Journalists at the Doncaster Free Press have rejected a pay offer of 3.25 per cent and criticised ‘paltry’salary levels ahead of parent company Johnston Press‘s extraordinary general meeting tomorrow.
The National Union of Journalists chapel at the paid-for weekly and its smaller sister titles said last night they would bring in conciliation service ACAS to resolve talks which began in January, before considering industrial action. Staff at the Free Press held a 13-day strike in 2006 over pay.
Staff have been offered pay rises of between 3.25 per cent and 3.6 per cent, depending on their roles.
Johnston Press chief executive Tim Bowdler will meet with shareholders tomorrow to persuade them to back a £212 million rights issue, announced earlier this month to tackle the company’s £700m of debt.

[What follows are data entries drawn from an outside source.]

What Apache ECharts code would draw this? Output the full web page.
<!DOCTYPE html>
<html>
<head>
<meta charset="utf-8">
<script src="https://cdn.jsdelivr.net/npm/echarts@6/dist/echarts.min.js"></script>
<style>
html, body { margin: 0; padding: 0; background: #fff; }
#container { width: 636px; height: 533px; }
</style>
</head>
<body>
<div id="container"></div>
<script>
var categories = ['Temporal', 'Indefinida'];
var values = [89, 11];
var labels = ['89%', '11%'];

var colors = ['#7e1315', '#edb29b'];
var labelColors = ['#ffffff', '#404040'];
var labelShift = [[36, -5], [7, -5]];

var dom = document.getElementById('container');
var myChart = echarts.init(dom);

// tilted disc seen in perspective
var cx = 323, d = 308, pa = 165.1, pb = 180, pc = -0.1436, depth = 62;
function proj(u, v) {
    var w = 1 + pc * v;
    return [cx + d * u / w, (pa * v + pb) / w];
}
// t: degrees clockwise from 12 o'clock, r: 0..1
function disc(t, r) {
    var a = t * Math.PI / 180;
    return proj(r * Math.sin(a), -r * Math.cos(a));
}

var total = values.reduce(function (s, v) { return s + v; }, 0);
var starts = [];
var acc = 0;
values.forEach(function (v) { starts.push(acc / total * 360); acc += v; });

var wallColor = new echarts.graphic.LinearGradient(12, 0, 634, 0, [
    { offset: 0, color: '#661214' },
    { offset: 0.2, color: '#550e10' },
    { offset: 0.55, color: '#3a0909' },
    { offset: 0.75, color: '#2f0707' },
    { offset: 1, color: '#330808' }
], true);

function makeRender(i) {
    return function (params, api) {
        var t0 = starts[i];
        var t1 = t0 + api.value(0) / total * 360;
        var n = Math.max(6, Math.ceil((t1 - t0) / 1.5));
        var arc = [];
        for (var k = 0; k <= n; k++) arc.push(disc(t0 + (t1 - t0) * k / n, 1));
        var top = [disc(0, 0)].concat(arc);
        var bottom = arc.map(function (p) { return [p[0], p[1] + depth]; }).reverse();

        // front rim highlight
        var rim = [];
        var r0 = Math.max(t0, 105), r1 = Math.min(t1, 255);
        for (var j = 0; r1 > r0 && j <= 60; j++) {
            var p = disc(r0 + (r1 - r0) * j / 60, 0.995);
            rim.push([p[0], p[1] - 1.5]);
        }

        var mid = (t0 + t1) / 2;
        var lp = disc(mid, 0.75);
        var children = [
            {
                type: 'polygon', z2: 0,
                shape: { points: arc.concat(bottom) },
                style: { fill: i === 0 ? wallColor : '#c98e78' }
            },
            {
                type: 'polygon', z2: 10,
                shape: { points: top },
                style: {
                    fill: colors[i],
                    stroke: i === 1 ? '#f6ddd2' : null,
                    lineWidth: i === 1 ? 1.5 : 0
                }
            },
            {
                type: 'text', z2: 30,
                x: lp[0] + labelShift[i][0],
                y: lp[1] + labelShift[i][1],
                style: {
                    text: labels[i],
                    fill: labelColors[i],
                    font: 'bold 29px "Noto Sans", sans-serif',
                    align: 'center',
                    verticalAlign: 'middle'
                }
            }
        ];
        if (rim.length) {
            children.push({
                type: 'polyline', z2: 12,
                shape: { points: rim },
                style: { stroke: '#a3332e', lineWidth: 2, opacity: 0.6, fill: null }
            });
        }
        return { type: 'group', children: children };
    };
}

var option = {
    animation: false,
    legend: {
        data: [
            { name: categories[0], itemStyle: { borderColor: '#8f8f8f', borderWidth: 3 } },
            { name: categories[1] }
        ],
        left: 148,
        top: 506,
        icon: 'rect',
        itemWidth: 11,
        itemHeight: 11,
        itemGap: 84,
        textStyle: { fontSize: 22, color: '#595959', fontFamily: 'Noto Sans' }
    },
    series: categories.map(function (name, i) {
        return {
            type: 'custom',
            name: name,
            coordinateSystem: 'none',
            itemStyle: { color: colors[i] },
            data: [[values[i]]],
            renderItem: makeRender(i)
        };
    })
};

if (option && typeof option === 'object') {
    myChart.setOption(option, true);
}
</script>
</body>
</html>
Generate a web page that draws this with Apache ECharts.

In a 136-page document given to shareholders ahead of the meeting, the company said it has ‘satisfactory’relations with staff and trade unions, a claim NUJ officials at Doncaster challenge.
In a statement the chapel said: ‘Staff are simply not prepared to see their paltry pay levels decrease in real terms each year by accepting rises which don’t even keep pace with inflation.
‘Union members are also disgusted at the company’s attempt to ramp up workloads at the cost of both editorial quality and staff welfare by spawning numerous websites without adequate resourcing. It is a short-sighted policy which is likely to drive readers – and then advertisers – away from both our print and web-based products.”
The chapel said that trainee journalists on the paper earn just over £14,000 while editorial section heads earn £23,500.
Management at the paper were unavailable for comment this morning.